8. The method of claim 2, wherein said patterned area comprises a checkerboard pattern.

9. The method of claim 1, wherein said etching step is performed using a laser.

10. The method of claim 1, wherein said contact lens comprises a raised vault to retain said corneal crosslinking solution on said cornea.

11. The method of claim 1, wherein said contact lens comprises apertures to allow application of said corneal crosslinking solution to said cornea after the positioning of said contact lens on said cornea; and

applying additional corneal crosslinking solution to said cornea through said apertures of said contact lens after said contact lens has been positioned on said cornea.

12. A method of treating corneal abnormalities comprising the steps of:

applying a corneal crosslinking solution to a cornea, said corneal crosslinking solution inducing crosslinking of collagen within said cornea when said corneal crosslinking solution and said cornea are exposed to ultraviolet light;

positioning on said cornea a contact lens having etched portions that preclude passage of ultraviolet light through said contact lens and transparent portions that allow passage of ultraviolet light through said contact lens; and

exposing said corneal crosslinking solution to ultraviolet light through said contact lens for sufficient time to crosslink said collagen in the areas of said cornea corresponding to said transparent portions of said contact lens;

whereby crosslinking of said collagen is precluded in areas of said cornea corresponding to said etched portions of said contact lens.

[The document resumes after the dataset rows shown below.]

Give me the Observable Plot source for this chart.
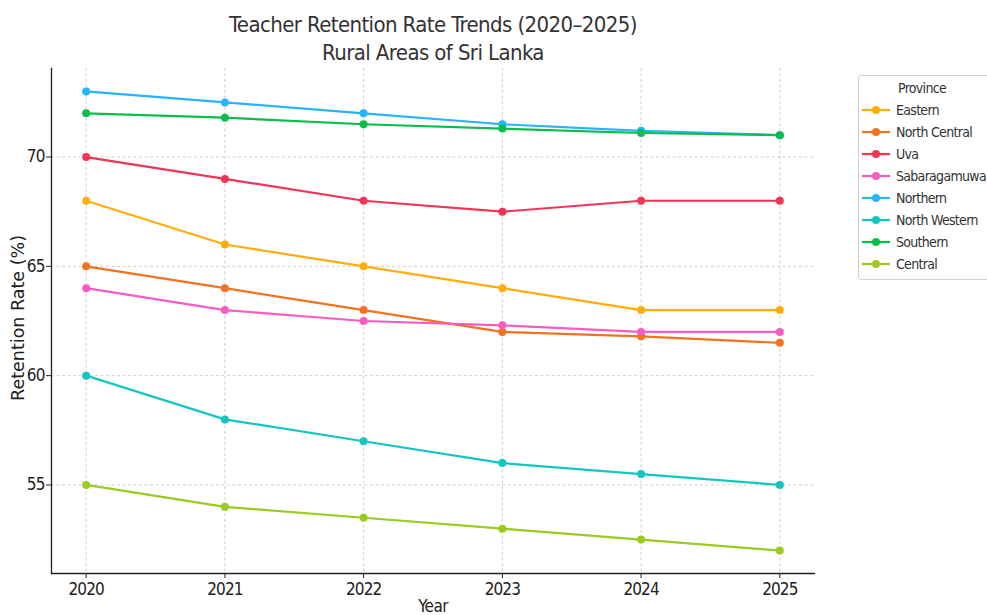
<!DOCTYPE html>
<html>
<head>
<meta charset="utf-8">
<script src="https://cdn.jsdelivr.net/npm/d3@7"></script>
<script src="https://cdn.jsdelivr.net/npm/@observablehq/plot@0.6"></script>
<style>
  body { margin: 0; background: white; }
  #wrap { position: relative; width: 987px; height: 615px; overflow: hidden; }
  #legend { position: absolute; left: 858px; top: 75px; width: 140px; height: 205px;
    border: 1px solid #d0d0d0; border-radius: 3px; background: white;
    font-family: "DejaVu Sans Condensed", "DejaVu Sans", sans-serif; font-size: 14px; letter-spacing: -0.7px; color: #333; box-sizing: border-box; }
  #legend .ttl { text-align: center; margin-top: 4px; margin-right: 12px; height: 19px; line-height: 17px; }
  #legend .row { display: flex; align-items: center; height: 22px; }
  #legend svg { margin-left: 3px; margin-right: 6px; }
</style>
</head>
<body>
<div id="wrap"><div id="chart"></div><div id="legend"></div></div>
<script>
const years = [2020, 2021, 2022, 2023, 2024, 2025];
const provinces = ["Eastern", "North Central", "Uva", "Sabaragamuwa", "Northern", "North Western", "Southern", "Central"];
const colors = ["#ffad0a", "#f4711f", "#f23557", "#f95cc0", "#26b4fb", "#14c6c0", "#0bbd4a", "#9acb1f"];
const eastern = [68, 66, 65, 64, 63, 63];
const northCentral = [65, 64, 63, 62, 61.8, 61.5];
const uva = [70, 69, 68, 67.5, 68, 68];
const sabaragamuwa = [64, 63, 62.5, 62.3, 62, 62];
const northern = [73, 72.5, 72, 71.5, 71.2, 71];
const northWestern = [60, 58, 57, 56, 55.5, 55];
const southern = [72, 71.8, 71.5, 71.3, 71.1, 71];
const central = [55, 54, 53.5, 53, 52.5, 52];
const yTicks = [55, 60, 65, 70];
const titleLine1 = "Teacher Retention Rate Trends (2020–2025)";
const titleLine2 = "Rural Areas of Sri Lanka";
const xLabel = "Year";
const yLabel = "Retention Rate (%)";

const series = [eastern, northCentral, uva, sabaragamuwa, northern, northWestern, southern, central];
const data = [];
provinces.forEach((p, i) => years.forEach((y, j) => data.push({province: p, year: y, value: series[i][j]})));

const grid = {stroke: "#c4c4c4", strokeOpacity: 1, strokeWidth: 0.8, strokeDasharray: "3,2.5"};

const chart = Plot.plot({
  width: 987, height: 615,
  marginLeft: 51, marginRight: 173, marginTop: 68, marginBottom: 42,
  style: {fontFamily: "'DejaVu Sans Condensed', 'DejaVu Sans', sans-serif", fontSize: "17px", color: "#222", background: "white"},
  x: {domain: [2019.75, 2025.25]},
  y: {domain: [50.95, 74.05]},
  color: {domain: provinces, range: colors},
  marks: [
    Plot.gridX(years, grid),
    Plot.gridY(yTicks, grid),
    Plot.frame({anchor: "left", stroke: "#222", strokeWidth: 1.3}),
    Plot.frame({anchor: "bottom", stroke: "#222", strokeWidth: 1.3}),
    Plot.axisX({ticks: years, tickFormat: d => String(d), tickSize: 5, tickPadding: 4, label: null, fontSize: 17}),
    Plot.axisY({ticks: yTicks, tickSize: 5, tickPadding: 2, label: null, fontSize: 17}),
    Plot.line(data, {x: "year", y: "value", z: "province", stroke: "province", strokeWidth: 2.2}),
    Plot.dot(data, {x: "year", y: "value", fill: "province", r: 4}),
    Plot.text([titleLine1], {frameAnchor: "top", dy: -44, fontSize: 22, fill: "#333", lineAnchor: "middle"}),
    Plot.text([titleLine2], {frameAnchor: "top", dy: -16, fontSize: 22, fill: "#333", lineAnchor: "middle"}),
    Plot.text([xLabel], {frameAnchor: "bottom", dy: 33, fontSize: 17, fill: "#222", lineAnchor: "middle"}),
    Plot.text([yLabel], {frameAnchor: "left", dx: -33, dy: -3, rotate: -90, textAnchor: "middle", fontSize: 17.5, fill: "#222", lineAnchor: "middle", fontFamily: "'DejaVu Sans', sans-serif"})
  ]
});
document.getElementById("chart").appendChild(chart);

const svg = d3.select(chart);
svg.selectAll('g[aria-label="x-axis tick label"] text, g[aria-label="y-axis tick label"] text').attr("letter-spacing", "-0.9px");
svg.selectAll("text").filter(function() { return this.textContent === titleLine1 || this.textContent === titleLine2; }).attr("letter-spacing", "-0.6px");
svg.selectAll("text").filter(function() { return this.textContent === xLabel; }).attr("letter-spacing", "-0.6px");

const legend = document.getElementById("legend");
legend.innerHTML = `<div class="ttl">Province</div>` + provinces.map((p, i) =>
  `<div class="row"><svg width="28" height="10"><line x1="0" x2="28" y1="5" y2="5" stroke="${colors[i]}" stroke-width="2.2"/><circle cx="14" cy="5" r="4" fill="${colors[i]}"/></svg><span>${p}</span></div>`
).join("");
</script>
</body>
</html>
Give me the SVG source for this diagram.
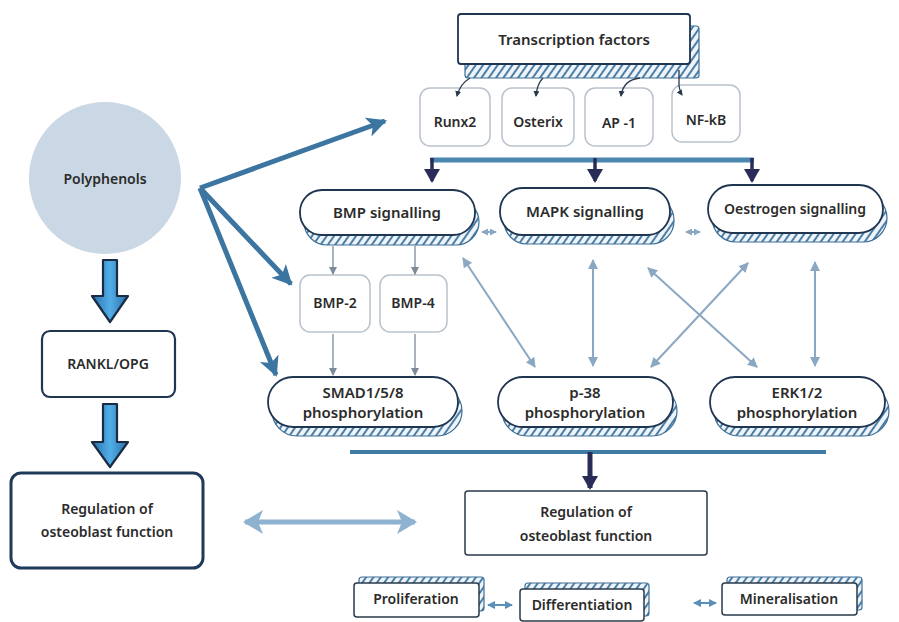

13. The method of claim 12, wherein said corneal crosslinking solution is riboflavin.

14. The method of claim 12, wherein said etched portion comprises a checkerboard pattern.

15. The method of claim 12, wherein said contact lens comprises a raised vault to retain said corneal crosslinking solution on said cornea.

16. A method of treating corneal abnormalities comprising the steps of:

taking topographical measurements of the surface configuration of a cornea;

providing a transparent contact lens and shaping the interior surface of said contact lens based on the topographical measurements of the surface configuration of said cornea;

etching portions of said transparent contact lens such that said contact lens comprises etched portions that preclude passage of ultraviolet light through said contact lens and transparent portions that allow passage of ultraviolet light through said contact lens;

applying a corneal crosslinking solution to a cornea, said corneal crosslinking solution inducing crosslinking of collagen within said cornea when said corneal crosslinking solution and said cornea are exposed to ultraviolet light;

positioning said contact lens on said cornea; and

exposing said corneal crosslinking solution to ultraviolet light through said contact lens for sufficient time to crosslink said collagen in the areas of said cornea corresponding to said transparent portions of said contact lens;

whereby crosslinking of said collagen is precluded in areas of said cornea corresponding to said etched portions of said contact lens.

17. The method of claim 16, wherein said step of shaping the interior surface of said contact lens comprises matching the surface configuration of said cornea.

18. The method of claim 16, wherein said step of shaping the interior surface of said contact lens comprises determining a desired surface configuration for said cornea and shaping the interior surface of said contact lens such that the surface configuration of said cornea is physically reshaped into said desired configuration when said contact lens is positioned on said cornea.

19. The method of claim 16, wherein said step of etching portions of said contact lens comprises etching a plurality of shapes onto said lens in a patterned area, such that the amount of ultraviolet light penetrating said contact lens is reduced in said patterned area.

20. The method of claim 16, wherein said corneal crosslinking solution is riboflavin.